Leone’s direction — surprisingly stripped down, giving these acts of violence and their accompanying beats of surreal, handmade fantasy plenty of room to breathe — is disconcertingly assured. He lets his images, brutal and absurd, speak for themselves.
A horror movie that accomplishes its own dark mission
“Terrifier 3” sets out to offend, and its opening scenes alone serve as a beacon of warning. Turn back before it’s too late. Pearl clutchers will turn their necklaces to powder. Weak stomaches will be emptied. The average viewer will rightfully think the film takes things too far, too often, enamored with its own maliciousness.
But there’s something here. That just cannot be denied. There’s something to the utter depravity of Art the Clown that speaks to life in 2024, an age where we’re so numb to daily horrors that we shrug them off and keep our head down and just try to keep moving. He’s a slasher not for the excess of the ’80s, the decade that initially defined the genre, but a slasher for an era that’s seen it all and has grown accustomed to it. “The cruelty is the point” is a common explainer for modern acts of evil, and that’s the modus operandi for “Terrifier 3.” Here’s a movie whose villain enjoys himself too much, and invites us, with a twinkle in his twisted eye, to act as a participant in his chaos. If that feels uncomfortable, and like something you should avoid at all costs … Well, yes. But that’s also the queasy attraction, isn’t it?

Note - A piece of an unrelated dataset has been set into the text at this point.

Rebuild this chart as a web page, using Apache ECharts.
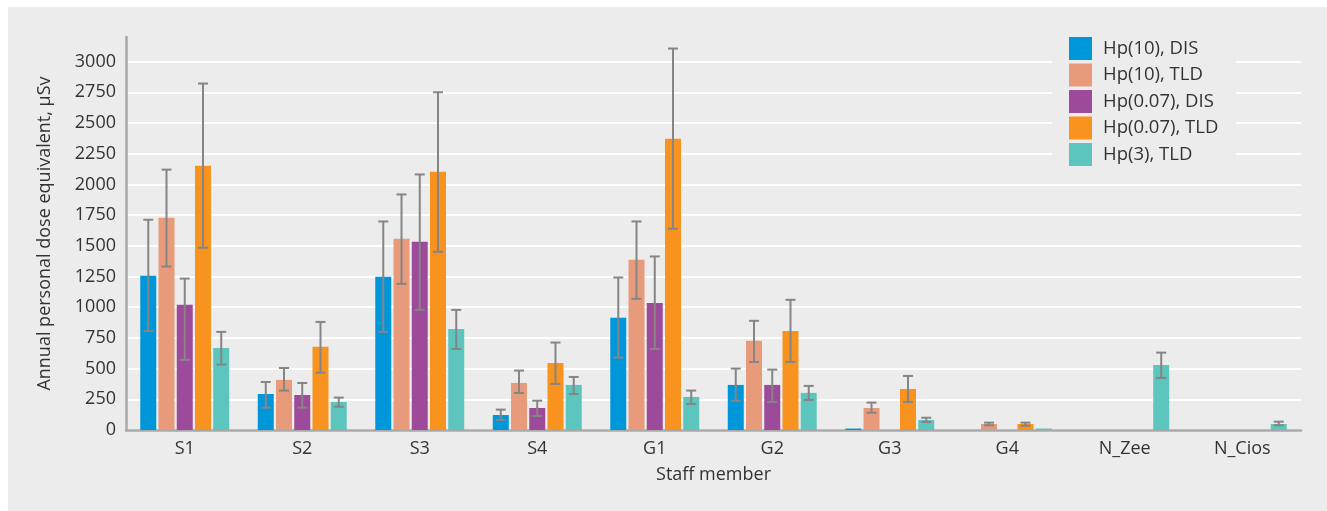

I don’t know if I’m reading too much into “Terrifier 3,” and maybe Leone is a more simple-minded sicko without any grand motivations who just wants to craft killer gore that sends audiences stumbling out of the theater wondering if the simple act of watching his work will place them on a watchlist. I’m not sure. It doesn’t matter. This is a movie that sets out on its own dark mission, and accomplishes that mission with a skill that is undeniable. The fantasy-tinged nightmare of “Terrifier 3” is truly unlike anything else out there right now, and for jaded horror fans hoping to be jolted into feeling something, anything, about the slasher genre in an age where many filmmakers just repeat the greatest hits, this kind of a transgressive, gonzo audacity is a nasty cattle prod to good taste. And even if that’s not your thing, that’s healthy for the genre in the long run, right? Horror was never supposed to be nice.
How do you even rate a movie like this, a movie that defies ratings (or even traditional descriptors of entertainment all together)? Oh, let’s just go with a seven.
/Film Rating: 7 out of 10
“Terrifier 3” opens in theaters on October 11, 2024.